DNA will stand as a unique donor wall statement that set priorities at first presenting a donor wall statement that is elegant, nontraditional and lived up by visual character to being housed in a center dedicated to innovation. DNA evolved through a competitive process that required almost a full year of time via multiple presentations and on site discussions to win. The design goals were to define in graphic terms the essence of life with a stylized DNA molecule as a center beacon that supports two horizontal bands of multiple metal relief pentagon and hexagon plates. Pentagons and Hexagons serve as the graphic shapes often used in medical graphs that map the character and individual chemical elements that represent or define unique forms of life. These hexagon and pentagon metal shapes will serve along with other DNA sculpture graphic form shapes as the support plates to define the eight donor categories. The primary creative challenge was one of definition, narrative and personal substance. The creative or design responsibility was obvious. Find a way with long life low maintenance materials to make a timeless statement about healing and the research to support health and healing.

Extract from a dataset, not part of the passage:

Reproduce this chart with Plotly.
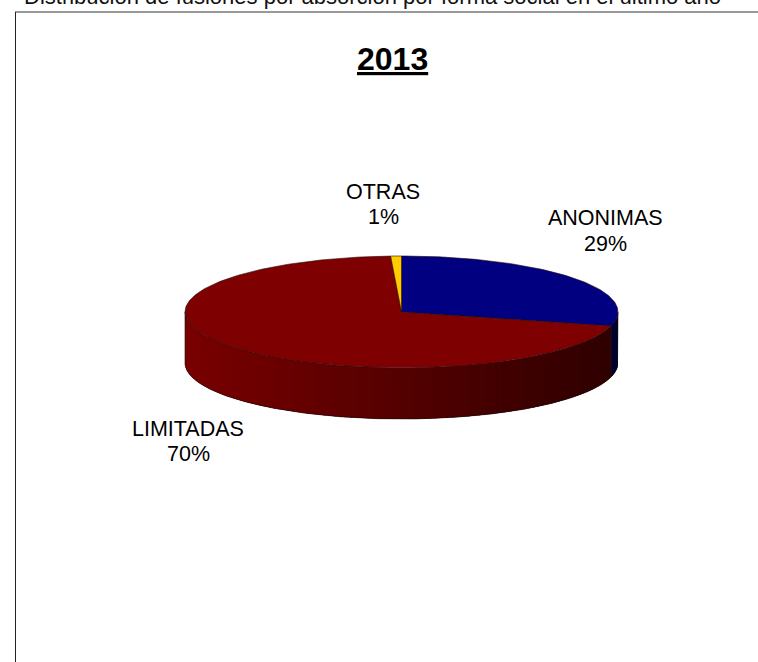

DNA evolved by design, content and materials over 12 plus months of discussions, revisions ETC. Multiple voices were involved from board members to my corporate art consultant and the hospital chains facility manager and design consultant. It is important to note DNA is currently being fabricated with a late 2020 spring installation deadline. We are still in process of defining some donor’s categories by material, color of material and practical nature of material choices. As the design process via materials and realizing layers including glass continues the engineering required to create a safe and ADA compliant wall supported environment becomes important. DNA from materials, to engineering to fabrication and installation will also serve as academic study in and with the Aesthetic Engineering academic concept I have developed at FSU.
DNA suggests new visual ground in considering the character, purpose and the perceptive nature of documenting names of support.